I’ve got an idea for predicting Magic card prices over time. For those who don’t follow, Magic the Gathering is so popular and has such longevity that its prices form a market similar to a commodities exchange. The prices are tracked and fluctuate, and there are speculators involved as with any market. Prices strongly relate to the “stats” on each card in relation to the rest of the cards currently “in print”.

I have a large amount of historical market price data and card data available.

My idea is to take the stats for each card (let’s say 50-element vector), and predict what will happen to a particular card’s value when a new set of cards enters the market, and/or a set leaves the “blessed” superset of allowed cards (old cards leave tournament play after a few years, thus often drop in value)

Here’s the thing:

I’m still struggling to understand how one sets up a learning application where the bulk of the relevant knowledge is contained in “externalities”, or the entering/exiting sets of cards, that are not (to my mind) actual training items themselves.
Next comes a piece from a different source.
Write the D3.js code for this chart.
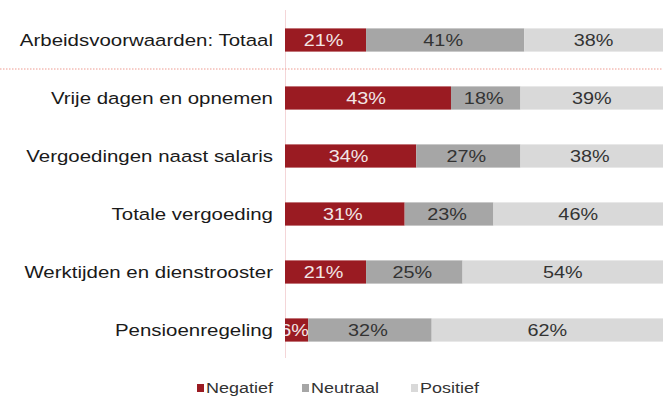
<!DOCTYPE html>
<html>
<head>
<meta charset="utf-8">
<script src="https://cdn.jsdelivr.net/npm/d3@7"></script>
<style>
  body { margin: 0; background: #fff; }
  svg { display: block; font-family: "Liberation Sans", Arial, sans-serif; }
</style>
</head>
<body>
<div id="chart"></div>
<script>
var categories = [
  "Arbeidsvoorwaarden: Totaal",
  "Vrije dagen en opnemen",
  "Vergoedingen naast salaris",
  "Totale vergoeding",
  "Werktijden en dienstrooster",
  "Pensioenregeling"
];
var negatief = [21, 43, 34, 31, 21, 6];
var neutraal = [41, 18, 27, 23, 25, 32];
var positief = [38, 39, 38, 46, 54, 62];
var seriesNames = ["Negatief", "Neutraal", "Positief"];

var width = 663,
  height = 403,
  margin = { top: 11, right: -8, bottom: 44, left: 285 },
  stretch = 1.24, // the original text looks a bit wider than normal
  colour = d3.scaleOrdinal()
    .domain(seriesNames)
    .range(["#9a1b22", "#a6a6a6", "#d9d9d9"]),
  textColour = d3.scaleOrdinal()
    .domain(seriesNames)
    .range(["#f2e6e6", "#333333", "#333333"]);

var rows = categories.map(function(c, i) {
  return { cat: c, Negatief: negatief[i], Neutraal: neutraal[i], Positief: positief[i] };
});

var stack = d3.stack().keys(seriesNames);
var series = stack(rows);

var x = d3.scaleLinear()
  .domain([0, 100])
  .range([margin.left, width - margin.right]);

var y = d3.scaleBand()
  .domain(categories)
  .range([margin.top, height - margin.bottom])
  .paddingInner(0.6)
  .paddingOuter(0.3);

var svg = d3.select('#chart')
  .append('svg')
  .attr('width', width)
  .attr('height', height);

svg.append('defs').append('clipPath')
  .attr('id', 'plot-clip')
  .append('rect')
  .attr('x', margin.left)
  .attr('y', 0)
  .attr('width', width - margin.left)
  .attr('height', height);

// vertical axis line
svg.append('line')
  .attr('x1', x(0) + 0.5)
  .attr('x2', x(0) + 0.5)
  .attr('y1', 10)
  .attr('y2', 358)
  .attr('stroke', '#f4d6d8')
  .attr('stroke-width', 1);

// dotted separator under the total row
var sepY = (y(categories[0]) + y.bandwidth() + y(categories[1])) / 2;
svg.append('line')
  .attr('x1', 0)
  .attr('x2', width)
  .attr('y1', sepY)
  .attr('y2', sepY)
  .attr('stroke', '#ee9a90')
  .attr('stroke-width', 1)
  .attr('stroke-dasharray', '1.5,1.5');

var plot = svg.append('g').attr('clip-path', 'url(#plot-clip)');

var groups = plot.selectAll('g.series')
  .data(series)
  .enter()
  .append('g')
  .attr('class', 'series');

groups.selectAll('rect')
  .data(function(s) { return s.map(function(d) { return { key: s.key, d: d }; }); })
  .enter()
  .append('rect')
  .attr('x', function(o) { return x(o.d[0]); })
  .attr('width', function(o) { return x(o.d[1]) - x(o.d[0]); })
  .attr('y', function(o) { return y(o.d.data.cat); })
  .attr('height', y.bandwidth())
  .attr('fill', function(o) { return colour(o.key); });

groups.selectAll('text')
  .data(function(s) { return s.map(function(d) { return { key: s.key, d: d }; }); })
  .enter()
  .append('text')
  .attr('transform', function(o) {
    var cx = (x(o.d[0]) + x(o.d[1])) / 2 - (o.key === 'Positief' ? 4 : 2);
    var cy = y(o.d.data.cat) + y.bandwidth() / 2;
    return 'translate(' + cx + ',' + cy + ') scale(' + stretch + ',1)';
  })
  .attr('dy', '0.36em')
  .attr('text-anchor', 'middle')
  .attr('font-size', '16px')
  .attr('fill', function(o) { return textColour(o.key); })
  .text(function(o) { return (o.d[1] - o.d[0]) + '%'; });

// category labels
svg.selectAll('text.cat')
  .data(categories)
  .enter()
  .append('text')
  .attr('class', 'cat')
  .attr('transform', function(c) {
    return 'translate(273,' + (y(c) + y.bandwidth() / 2) + ') scale(' + stretch + ',1)';
  })
  .attr('dy', '0.36em')
  .attr('text-anchor', 'end')
  .attr('font-size', '16.5px')
  .attr('fill', '#1a1a1a')
  .text(function(c) { return c; });

// legend
var legendX = [197, 302, 411];
var legend = svg.selectAll('g.legend')
  .data(seriesNames)
  .enter()
  .append('g')
  .attr('class', 'legend')
  .attr('transform', function(d, i) { return 'translate(' + legendX[i] + ',388)'; });

legend.append('rect')
  .attr('x', 0)
  .attr('y', -4)
  .attr('width', 7)
  .attr('height', 8)
  .attr('fill', function(d) { return colour(d); });

legend.append('text')
  .attr('transform', 'translate(9,0) scale(' + stretch + ',1)')
  .attr('dy', '0.36em')
  .attr('font-size', '14.5px')
  .attr('fill', '#333')
  .text(function(d) { return d; });
</script>
</body>
</html>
One possibility would be to forget deep learning and just use something like linear regression. But I am not convinced that would A) work, or B) be interesting. I also thought about possibly just encoding all features for the card sets entering/leaving as “constants” and tacking to the input vector. But then I’d have, lets say 50 parameters for the actual card being trained, and 50x300 “constants” for the 300 cards entering print. And this still doesn’t take into account the whole world of cards currently in print.

My final idea was to create a matrix of the “world” of cards, say 3000 x 50, and multiply this by the card being trained to form the input. Is this strategy bogus?

Is there a formula for dealing with stuff like this, where the “world” has to be somehow encoded? If I need to review a particular lesson, please let me know.

Thanks for any ideas. I’m still pretty green at this stuff.